- [Do this]
Every line of the material below should be repeated exactly.

- [Data shown]
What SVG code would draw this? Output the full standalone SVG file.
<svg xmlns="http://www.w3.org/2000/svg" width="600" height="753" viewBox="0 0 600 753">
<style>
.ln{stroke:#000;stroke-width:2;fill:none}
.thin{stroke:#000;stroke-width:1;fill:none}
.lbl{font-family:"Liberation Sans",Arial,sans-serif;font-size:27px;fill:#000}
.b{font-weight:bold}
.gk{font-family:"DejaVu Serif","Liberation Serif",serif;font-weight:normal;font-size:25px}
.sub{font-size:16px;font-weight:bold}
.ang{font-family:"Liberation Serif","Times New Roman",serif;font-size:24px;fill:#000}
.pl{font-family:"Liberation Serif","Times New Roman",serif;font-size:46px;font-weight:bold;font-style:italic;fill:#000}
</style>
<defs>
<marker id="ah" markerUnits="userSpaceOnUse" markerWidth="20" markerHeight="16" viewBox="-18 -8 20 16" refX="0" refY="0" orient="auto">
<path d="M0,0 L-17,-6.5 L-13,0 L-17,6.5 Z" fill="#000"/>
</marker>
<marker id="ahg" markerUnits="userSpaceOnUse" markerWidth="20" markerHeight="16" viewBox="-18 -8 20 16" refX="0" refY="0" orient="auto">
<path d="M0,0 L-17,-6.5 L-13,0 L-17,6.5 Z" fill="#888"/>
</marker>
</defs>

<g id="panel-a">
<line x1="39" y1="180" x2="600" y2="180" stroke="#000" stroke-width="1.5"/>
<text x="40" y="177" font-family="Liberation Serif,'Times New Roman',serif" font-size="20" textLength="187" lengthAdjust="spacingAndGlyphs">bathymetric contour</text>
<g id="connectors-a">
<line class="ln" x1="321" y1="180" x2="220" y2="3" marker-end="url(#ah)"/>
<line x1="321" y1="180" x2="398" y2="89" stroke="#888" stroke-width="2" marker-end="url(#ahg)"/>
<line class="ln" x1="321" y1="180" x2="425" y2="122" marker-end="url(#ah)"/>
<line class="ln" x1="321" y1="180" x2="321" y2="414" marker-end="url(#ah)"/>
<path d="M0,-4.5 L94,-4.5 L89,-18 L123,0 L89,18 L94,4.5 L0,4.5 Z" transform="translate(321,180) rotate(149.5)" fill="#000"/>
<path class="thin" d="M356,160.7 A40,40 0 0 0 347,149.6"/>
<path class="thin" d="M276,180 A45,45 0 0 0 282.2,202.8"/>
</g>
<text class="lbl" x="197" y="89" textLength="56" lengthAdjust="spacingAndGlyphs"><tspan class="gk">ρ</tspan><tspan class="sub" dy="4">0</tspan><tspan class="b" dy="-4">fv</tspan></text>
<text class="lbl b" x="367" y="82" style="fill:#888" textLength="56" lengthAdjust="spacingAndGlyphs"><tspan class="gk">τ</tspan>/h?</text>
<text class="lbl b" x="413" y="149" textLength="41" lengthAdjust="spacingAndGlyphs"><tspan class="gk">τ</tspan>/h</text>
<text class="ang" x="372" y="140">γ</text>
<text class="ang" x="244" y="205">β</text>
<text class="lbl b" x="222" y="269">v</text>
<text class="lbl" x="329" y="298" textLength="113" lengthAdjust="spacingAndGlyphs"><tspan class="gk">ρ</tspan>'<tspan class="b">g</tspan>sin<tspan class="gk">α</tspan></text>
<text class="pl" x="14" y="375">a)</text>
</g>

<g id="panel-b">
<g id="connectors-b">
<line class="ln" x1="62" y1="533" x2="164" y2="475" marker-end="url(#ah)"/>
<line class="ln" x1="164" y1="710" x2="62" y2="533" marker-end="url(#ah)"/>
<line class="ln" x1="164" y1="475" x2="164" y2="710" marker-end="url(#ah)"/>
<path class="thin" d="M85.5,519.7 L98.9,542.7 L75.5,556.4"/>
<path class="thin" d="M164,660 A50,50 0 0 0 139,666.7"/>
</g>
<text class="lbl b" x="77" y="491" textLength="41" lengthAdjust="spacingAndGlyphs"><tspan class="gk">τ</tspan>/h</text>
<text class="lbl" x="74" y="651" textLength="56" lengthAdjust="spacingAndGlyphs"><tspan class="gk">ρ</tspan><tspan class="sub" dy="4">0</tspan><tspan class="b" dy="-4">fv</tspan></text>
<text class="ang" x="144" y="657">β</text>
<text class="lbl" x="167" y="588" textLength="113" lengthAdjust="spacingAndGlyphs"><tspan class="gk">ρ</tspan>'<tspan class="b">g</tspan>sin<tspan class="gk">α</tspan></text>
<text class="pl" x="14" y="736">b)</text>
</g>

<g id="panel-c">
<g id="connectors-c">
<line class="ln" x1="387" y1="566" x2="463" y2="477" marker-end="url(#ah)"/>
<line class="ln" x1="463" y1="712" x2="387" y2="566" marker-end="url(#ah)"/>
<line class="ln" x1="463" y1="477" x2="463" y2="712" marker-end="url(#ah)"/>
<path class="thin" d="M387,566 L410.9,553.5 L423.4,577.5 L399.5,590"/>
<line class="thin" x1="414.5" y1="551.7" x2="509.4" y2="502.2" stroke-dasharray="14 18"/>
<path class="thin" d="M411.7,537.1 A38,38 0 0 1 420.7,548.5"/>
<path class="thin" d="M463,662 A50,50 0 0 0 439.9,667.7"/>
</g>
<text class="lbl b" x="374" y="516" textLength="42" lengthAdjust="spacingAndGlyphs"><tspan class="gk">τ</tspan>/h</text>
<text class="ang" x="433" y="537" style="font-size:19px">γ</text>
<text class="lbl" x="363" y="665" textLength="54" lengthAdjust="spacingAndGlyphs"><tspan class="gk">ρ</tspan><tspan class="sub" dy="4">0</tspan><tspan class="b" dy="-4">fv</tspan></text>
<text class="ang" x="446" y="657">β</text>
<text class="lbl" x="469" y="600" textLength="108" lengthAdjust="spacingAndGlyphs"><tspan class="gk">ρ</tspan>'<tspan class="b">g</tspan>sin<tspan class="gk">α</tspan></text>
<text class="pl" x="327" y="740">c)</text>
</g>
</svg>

- [Solution for this task]
What SVG code would draw this? Output the full standalone SVG file.
<svg xmlns="http://www.w3.org/2000/svg" width="600" height="753" viewBox="0 0 600 753">
<style>
.ln{stroke:#000;stroke-width:2;fill:none}
.thin{stroke:#000;stroke-width:1;fill:none}
.lbl{font-family:"Liberation Sans",Arial,sans-serif;font-size:27px;fill:#000}
.b{font-weight:bold}
.gk{font-family:"DejaVu Serif","Liberation Serif",serif;font-weight:normal;font-size:25px}
.sub{font-size:16px;font-weight:bold}
.ang{font-family:"Liberation Serif","Times New Roman",serif;font-size:24px;fill:#000}
.pl{font-family:"Liberation Serif","Times New Roman",serif;font-size:46px;font-weight:bold;font-style:italic;fill:#000}
</style>
<defs>
<marker id="ah" markerUnits="userSpaceOnUse" markerWidth="20" markerHeight="16" viewBox="-18 -8 20 16" refX="0" refY="0" orient="auto">
<path d="M0,0 L-17,-6.5 L-13,0 L-17,6.5 Z" fill="#000"/>
</marker>
<marker id="ahg" markerUnits="userSpaceOnUse" markerWidth="20" markerHeight="16" viewBox="-18 -8 20 16" refX="0" refY="0" orient="auto">
<path d="M0,0 L-17,-6.5 L-13,0 L-17,6.5 Z" fill="#888"/>
</marker>
</defs>

<g id="panel-a">
<line x1="39" y1="180" x2="600" y2="180" stroke="#000" stroke-width="1.5"/>
<text x="40" y="177" font-family="Liberation Serif,'Times New Roman',serif" font-size="20" textLength="187" lengthAdjust="spacingAndGlyphs">bathymetric contour</text>
<g id="connectors-a">
<line class="ln" x1="321" y1="180" x2="220" y2="3" marker-end="url(#ah)"/>
<line x1="321" y1="180" x2="398" y2="89" stroke="#888" stroke-width="2" marker-end="url(#ahg)"/>
<line class="ln" x1="321" y1="180" x2="425" y2="122" marker-end="url(#ah)"/>
<line class="ln" x1="321" y1="180" x2="321" y2="414" marker-end="url(#ah)"/>
<path d="M0,-4.5 L94,-4.5 L89,-18 L123,0 L89,18 L94,4.5 L0,4.5 Z" transform="translate(321,180) rotate(149.5)" fill="#000"/>
<path class="thin" d="M356,160.7 A40,40 0 0 0 347,149.6"/>
<path class="thin" d="M276,180 A45,45 0 0 0 282.2,202.8"/>
</g>
<text class="lbl" x="197" y="89" textLength="56" lengthAdjust="spacingAndGlyphs"><tspan class="gk">ρ</tspan><tspan class="sub" dy="4">0</tspan><tspan class="b" dy="-4">fv</tspan></text>
<text class="lbl b" x="367" y="82" style="fill:#888" textLength="56" lengthAdjust="spacingAndGlyphs"><tspan class="gk">τ</tspan>/h?</text>
<text class="lbl b" x="413" y="149" textLength="41" lengthAdjust="spacingAndGlyphs"><tspan class="gk">τ</tspan>/h</text>
<text class="ang" x="372" y="140">γ</text>
<text class="ang" x="244" y="205">β</text>
<text class="lbl b" x="222" y="269">v</text>
<text class="lbl" x="329" y="298" textLength="113" lengthAdjust="spacingAndGlyphs"><tspan class="gk">ρ</tspan>'<tspan class="b">g</tspan>sin<tspan class="gk">α</tspan></text>
<text class="pl" x="14" y="375">a)</text>
</g>

<g id="panel-b">
<g id="connectors-b">
<line class="ln" x1="62" y1="533" x2="164" y2="475" marker-end="url(#ah)"/>
<line class="ln" x1="164" y1="710" x2="62" y2="533" marker-end="url(#ah)"/>
<line class="ln" x1="164" y1="475" x2="164" y2="710" marker-end="url(#ah)"/>
<path class="thin" d="M85.5,519.7 L98.9,542.7 L75.5,556.4"/>
<path class="thin" d="M164,660 A50,50 0 0 0 139,666.7"/>
</g>
<text class="lbl b" x="77" y="491" textLength="41" lengthAdjust="spacingAndGlyphs"><tspan class="gk">τ</tspan>/h</text>
<text class="lbl" x="74" y="651" textLength="56" lengthAdjust="spacingAndGlyphs"><tspan class="gk">ρ</tspan><tspan class="sub" dy="4">0</tspan><tspan class="b" dy="-4">fv</tspan></text>
<text class="ang" x="144" y="657">β</text>
<text class="lbl" x="167" y="588" textLength="113" lengthAdjust="spacingAndGlyphs"><tspan class="gk">ρ</tspan>'<tspan class="b">g</tspan>sin<tspan class="gk">α</tspan></text>
<text class="pl" x="14" y="736">b)</text>
</g>

<g id="panel-c">
<g id="connectors-c">
<line class="ln" x1="387" y1="566" x2="463" y2="477" marker-end="url(#ah)"/>
<line class="ln" x1="463" y1="712" x2="387" y2="566" marker-end="url(#ah)"/>
<line class="ln" x1="463" y1="477" x2="463" y2="712" marker-end="url(#ah)"/>
<path class="thin" d="M387,566 L410.9,553.5 L423.4,577.5 L399.5,590"/>
<line class="thin" x1="414.5" y1="551.7" x2="509.4" y2="502.2" stroke-dasharray="14 18"/>
<path class="thin" d="M411.7,537.1 A38,38 0 0 1 420.7,548.5"/>
<path class="thin" d="M463,662 A50,50 0 0 0 439.9,667.7"/>
</g>
<text class="lbl b" x="374" y="516" textLength="42" lengthAdjust="spacingAndGlyphs"><tspan class="gk">τ</tspan>/h</text>
<text class="ang" x="433" y="537" style="font-size:19px">γ</text>
<text class="lbl" x="363" y="665" textLength="54" lengthAdjust="spacingAndGlyphs"><tspan class="gk">ρ</tspan><tspan class="sub" dy="4">0</tspan><tspan class="b" dy="-4">fv</tspan></text>
<text class="ang" x="446" y="657">β</text>
<text class="lbl" x="469" y="600" textLength="108" lengthAdjust="spacingAndGlyphs"><tspan class="gk">ρ</tspan>'<tspan class="b">g</tspan>sin<tspan class="gk">α</tspan></text>
<text class="pl" x="327" y="740">c)</text>
</g>
</svg>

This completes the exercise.